The book is described as "an important novel that documents the insidious rise of a fascist regime – the seething paranoia, the sudden arrests, the silence and fear". Its plot begins with the escape of seven political prisoners from a concentration camp and the commandant's vow to capture the fugitives within a week. Six men are apprehended and brutally made an example of - but one man, George Heisler, evades capture.
Donna Coonan, editorial director of Virago Modern Classics, who acquired UK and Commonwealth rights from Inka Ihmels at Aufbau Verlag, said the book was "an astonishing novel" that has the potential to reach as wide an audience as Alone in Berlin or Suite Francaise.
"Seghers’s aim was to write a book ‘that makes it possible to get to know the many layers of fascist Germany though the fortunes of a single man’, and the result is both a gripping escape story and a powerful novel of resistance," she said. "First published in 1942, The Seventh Cross was an international bestseller that was made into an MGM film starring Spencer Tracy in 1944, but it hasn’t been in print in the UK since its first edition, which was heavily abridged.
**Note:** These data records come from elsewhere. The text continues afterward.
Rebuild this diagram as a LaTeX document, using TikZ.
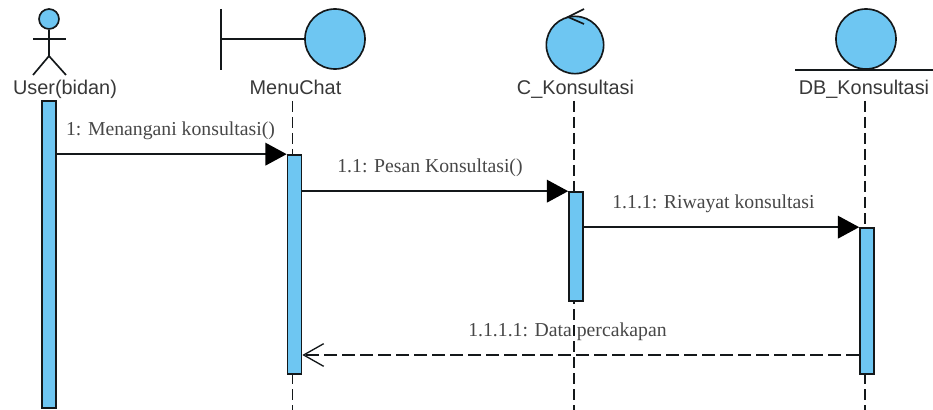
\documentclass[tikz,border=0pt]{standalone}
\usepackage{fontspec}
\setmainfont{Liberation Serif}
\setsansfont{Liberation Sans}
\usetikzlibrary{arrows.meta}
\definecolor{umlblue}{HTML}{6EC6F2}
\definecolor{umlline}{HTML}{14181A}

\begin{document}
\begin{tikzpicture}[x=0.75pt, y=-0.75pt, >=stealth,
            line width=1.25pt, color=umlline,
            head/.style = {circle, draw=umlline, fill=umlblue, inner sep=0pt, line width=1.25pt},
            bar/.style = {rectangle, draw=umlline, fill=umlblue, inner sep=0pt, minimum width=10.5pt, line width=1.25pt},
            objname/.style = {font=\sffamily\fontsize{14.9}{16}\selectfont, text=black!78, inner sep=0pt, anchor=base},
            msgtext/.style = {font=\fontsize{14.8}{16}\selectfont, text=black!72, inner sep=0pt, anchor=base},
            life/.style = {dash pattern=on 8.5pt off 3.5pt, line width=1.1pt},
            msg/.style = {-{Triangle[length=16pt, width=17pt, color=black]}},
            ret/.style = {dash pattern=on 10pt off 3.5pt, line width=1.1pt, -{Straight Barb[length=15pt, width=17pt, line width=1pt]}},
        ]
        \useasboundingbox (0,0) rectangle (933,410);

        % actor
        \node[head, minimum size=15pt] (userHead) at (49,19) {};
        \coordinate (userHip) at (49,56);
        \draw (userHead.south) -- (userHip);
        \draw (33,39) -- (66,39);
        \draw (33,75) -- (userHip) -- (66,75);

        % boundary
        \node[head, minimum size=45pt] (menuHead) at (335,39) {};
        \coordinate (menuWall) at (221,39);
        \draw (221,9) -- (221,70);
        \draw (menuWall) -- (menuHead.west);

        % control
        \node[head, minimum size=43pt] (ctrlHead) at (575,45) {};
        \draw (584,9) -- (568,17) -- (584,24);

        % entity
        \node[head, minimum size=45pt] (dbHead) at (866,39) {};
        \draw (795,70) -- (933,70);

        \node[objname] (userName) at (65,95) {User(bidan)};
        \node[objname] (menuName) at (295.5,95) {MenuChat};
        \node[objname] (ctrlName) at (575.5,95) {C\_Konsultasi};
        \node[objname] (dbName) at (864,95) {DB\_Konsultasi};

        % lifelines
        \foreach \x/\l in {292.5/menu, 574/ctrl, 865/db}
            {
                \coordinate (\l Top) at (\x,101);
                \coordinate (\l Bot) at (\x,410);
                \draw[life] (\l Top) -- (\l Bot);
            }

        \node[bar, minimum height=230.25pt] (userBar) at (49,254.5) {};
        \node[bar, minimum height=164.25pt] (menuBar) at (294.5,264.5) {};
        \node[bar, minimum height=81.75pt] (ctrlBar) at (576,246.5) {};
        \node[bar, minimum height=109.5pt] (dbBar) at (867,301) {};

        % messages
        \draw[msg] (userBar.east |- menuBar.north) -- (menuBar.north west);
        \draw[msg] (menuBar.east |- ctrlBar.north) -- (ctrlBar.north west);
        \draw[msg] (ctrlBar.east |- dbBar.north) -- (dbBar.north west);
        \coordinate (retY) at (0,355);
        \draw[ret] (dbBar.west |- retY) -- (menuBar.east |- retY);

        \node[msgtext] (msgA) at (170.5,136) {1: Menangani konsultasi()};
        \node[msgtext] (msgB) at (430,173) {1.1: Pesan Konsultasi()};
        \node[msgtext] (msgC) at (713.5,209) {1.1.1: Riwayat konsultasi};
        \node[msgtext] (msgD) at (567.5,336) {1.1.1.1: Data percakapan};
\end{tikzpicture}
\end{document}
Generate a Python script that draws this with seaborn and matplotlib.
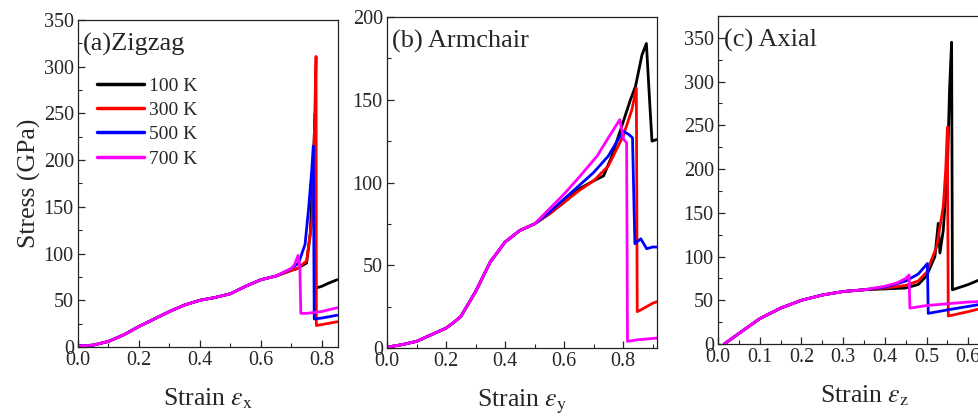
import matplotlib
matplotlib.use("Agg")
import matplotlib.pyplot as plt
from matplotlib.ticker import MultipleLocator
import pandas as pd
import seaborn as sns

temps = ["100 K", "300 K", "500 K", "700 K"]
colors = ["#000000", "#ff0000", "#0000ff", "#ff00ff"]

# ---------------- (a) Zigzag ----------------
a_base_x = [0.0, 0.05, 0.1, 0.15, 0.2, 0.25, 0.3, 0.35, 0.4, 0.45, 0.5, 0.55, 0.6, 0.65]
a_base_y = [1, 2, 6, 13, 22, 30, 38, 45, 50, 53, 57, 65, 72, 76]
a100_x = [0.7, 0.72, 0.75, 0.762, 0.772, 0.778, 0.78, 0.8, 0.82, 0.85]
a100_y = [82, 84, 90, 121, 200, 250, 63, 65, 68, 72]
a300_x = [0.7, 0.72, 0.75, 0.769, 0.776, 0.781, 0.782, 0.8, 0.85]
a300_y = [82, 84, 92, 139, 235, 311, 23, 24, 27]
a500_x = [0.7, 0.724, 0.745, 0.757, 0.767, 0.772, 0.775, 0.8, 0.85]
a500_y = [84, 90, 110, 150, 190, 215, 30, 31, 34]
a700_x = [0.7, 0.71, 0.722, 0.728, 0.731, 0.75, 0.8, 0.85]
a700_y = [84, 88, 98, 86, 36, 36, 38, 42]

# ---------------- (b) Armchair ----------------
b_base_x = [0.0, 0.05, 0.1, 0.15, 0.2, 0.23, 0.25, 0.3, 0.35, 0.4, 0.45, 0.5]
b_base_y = [0.5, 2, 4, 8, 12, 16, 19, 34, 52, 64, 71, 75]
b100_x = [0.55, 0.6, 0.65, 0.7, 0.734, 0.762, 0.79, 0.825, 0.842, 0.864, 0.879, 0.893, 0.898, 0.915]
b100_y = [81, 88, 96, 101, 104, 116, 131, 150, 158, 177, 184, 140, 125, 126]
b300_x = [0.55, 0.6, 0.65, 0.7, 0.75, 0.8, 0.83, 0.845, 0.848, 0.86, 0.9, 0.915]
b300_y = [81, 88, 95, 101, 110, 128, 144, 157, 22, 23, 27, 28]
b500_x = [0.55, 0.6, 0.65, 0.7, 0.75, 0.78, 0.8, 0.82, 0.832, 0.84, 0.86, 0.88, 0.9, 0.915]
b500_y = [82, 90, 98, 106, 116, 125, 131, 129, 127, 63, 66, 60, 61, 61]
b700_x = [0.55, 0.6, 0.65, 0.712, 0.75, 0.789, 0.802, 0.812, 0.815, 0.85, 0.915]
b700_y = [84, 93, 103, 116, 127, 138, 126, 124, 4, 5, 6]

# ---------------- (c) Axial ----------------
c_base_x = [0.015, 0.05, 0.1, 0.15, 0.2, 0.25, 0.3, 0.35]
c_base_y = [0, 12, 29, 41, 50, 56, 60, 62]
c100_x = [0.4, 0.45, 0.48, 0.5, 0.52, 0.528, 0.532, 0.54, 0.55, 0.555, 0.56, 0.562, 0.6, 0.65]
c100_y = [63, 64, 68, 78, 100, 138, 104, 130, 200, 290, 345, 62, 68, 78]
c300_x = [0.4, 0.45, 0.48, 0.5, 0.524, 0.54, 0.546, 0.55, 0.552, 0.6, 0.65]
c300_y = [64, 67, 72, 82, 111, 157, 200, 248, 32, 37, 43]
c500_x = [0.4, 0.45, 0.48, 0.502, 0.504, 0.55, 0.6, 0.65]
c500_y = [65, 72, 80, 92, 35, 39, 43, 47]
c700_x = [0.4, 0.43, 0.45, 0.458, 0.46, 0.5, 0.55, 0.6, 0.65]
c700_y = [66, 70, 75, 79, 41, 44, 46, 48, 49]


def make_df(base_x, base_y, tails):
    rows = []
    for t, (tx, ty) in zip(temps, tails):
        for x, y in zip(list(base_x) + list(tx), list(base_y) + list(ty)):
            rows.append({"strain": x, "stress": y, "T": t})
    return pd.DataFrame(rows)


df_a = make_df(a_base_x, a_base_y, [(a100_x, a100_y), (a300_x, a300_y), (a500_x, a500_y), (a700_x, a700_y)])
df_b = make_df(b_base_x, b_base_y, [(b100_x, b100_y), (b300_x, b300_y), (b500_x, b500_y), (b700_x, b700_y)])
df_c = make_df(c_base_x, c_base_y, [(c100_x, c100_y), (c300_x, c300_y), (c500_x, c500_y), (c700_x, c700_y)])

sns.set_style("ticks")
plt.rcParams["font.family"] = ["Liberation Serif", "DejaVu Serif"]
plt.rcParams["mathtext.fontset"] = "stix"

W, H = 979, 419
fig = plt.figure(figsize=(W / 100, H / 100), dpi=100)


def px_axes(left, top, right, bottom):
    return fig.add_axes([left / W, (H - bottom) / H, (right - left) / W, (bottom - top) / H])


ax_a = px_axes(78, 20, 338, 347)
ax_b = px_axes(387, 17, 657, 348)
ax_c = px_axes(718, 16, 1010, 344)

palette = dict(zip(temps, colors))
panels = [
    (ax_a, df_a, (0, 0.853), (0, 350), 0.2, 0.1, "(a)Zigzag", r"Strain $\varepsilon_{\rm x}$"),
    (ax_b, df_b, (0, 0.915), (0, 200), 0.2, 0.1, "(b) Armchair", r"Strain $\varepsilon_{\rm y}$"),
    (ax_c, df_c, (0, 0.7), (0, 375), 0.1, 0.05, "(c) Axial", r"Strain $\varepsilon_{\rm z}$"),
]

for i, (ax, df, xl, yl, xmaj, xmin, title, xlabel) in enumerate(panels):
    sns.lineplot(data=df, x="strain", y="stress", hue="T", hue_order=temps,
                 palette=palette, sort=False, estimator=None, linewidth=2.0,
                 ax=ax, legend=(i == 0))
    ax.set_xlim(*xl)
    ax.set_ylim(*yl)
    ax.xaxis.set_major_locator(MultipleLocator(xmaj))
    ax.xaxis.set_minor_locator(MultipleLocator(xmin))
    ax.yaxis.set_major_locator(MultipleLocator(50))
    ax.yaxis.set_minor_locator(MultipleLocator(25))
    ax.xaxis.set_major_formatter(matplotlib.ticker.FormatStrFormatter("%.1f"))
    ax.tick_params(which="major", direction="in", length=5, width=0.9, labelsize=14.5,
                   top=False, right=False, pad=3)
    ax.tick_params(which="minor", direction="in", length=3, width=0.8, top=False, right=False)
    for s in ax.spines.values():
        s.set_linewidth(0.9)
        s.set_color("#222222")
    ax.set_xlabel(xlabel, fontsize=18.5, labelpad=12)
    if i == 0:
        ax.set_ylabel("Stress (GPa)", fontsize=18.5, labelpad=2)
    else:
        ax.set_ylabel("")
    ax.text(0.02, 0.925, title, transform=ax.transAxes, fontsize=19, va="center", ha="left")

leg = ax_a.legend(loc="upper left", bbox_to_anchor=(0.073, 0.825), frameon=False,
                  fontsize=14, handlelength=2.4, handletextpad=0.25, labelspacing=0.34,
                  borderpad=0, borderaxespad=0)
for line in leg.get_lines():
    line.set_linewidth(2.5)

fig.savefig("out.png", dpi=100)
This new translation will be the first to present Seghers’s masterpiece in full."
The manuscript for the book only narrowly survived, according to Virago. Its author, a Jew and a Communist, was blacklisted in Germany, so she fled for France and wrote The Seventh Cross while living in exile. There were four copies of the manuscript: one was lost by a friend who was also fleeing the Nazis; one was destroyed in an air raid; one was found by the Gestapo; the last she sent to her publisher in America just as she was leaving German-occupied France.
Virago will publish The Seventh Cross in hardback in June.